For the last while I have developed a machine learning platform that I believe is valuable. The algorithms work, and while some are public, they are mostly only exposed via recent research papers with no public implementation/trained models. All questions aside to whether that is true, I developed the platform to support ten or so startup ideas. Probably some will not work. The idea is then to set up new startups for each idea, find a non technical cofounder, and give them significant equity in that particular business vertical.

So from a legal perspective, the IP sits in a separate company, which bills the consuming company for the compute, and the startup sits in a separate entity, from which the non technical founder has equity.

Is this common? Are there other ways to think about it?

Obviously should talk to a lawyer, and yes I know ideas are cheap, but here I have already reached 90% of the technical implementation for each idea. Other caveats, I am aware startups are hard, most fail, I should focus on one, etc.

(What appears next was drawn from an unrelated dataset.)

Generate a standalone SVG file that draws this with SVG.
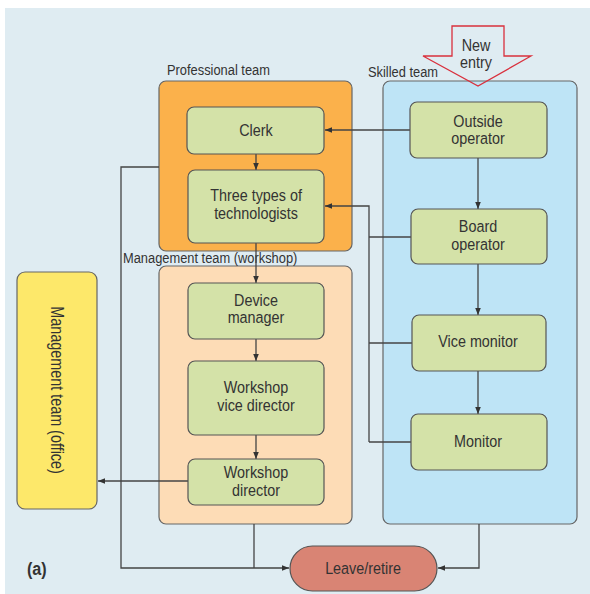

  👤 vivegi Accepted Answer ✓
If you intend to keep majority stake in the startup (business vertical, in your terms), another alternative could be to keep the technical IP as your own property that you give usage rights to the startup (for free or for a fee). This would just be a simple contract and no need for setting up a company.

If you end up taking outside money at some point in the future, you then have an option of packaging the IP with the startup (for a higher valuation that includes the IP) or just the business alone without the IP (for a lower valuation).

You can decide on the separate company for the IP at that point in time instead of a premature optimization now.

ps: I am in the same boat and I had the same question and decided to test the business vertical's viability instead of setting up intricate multi-company structures.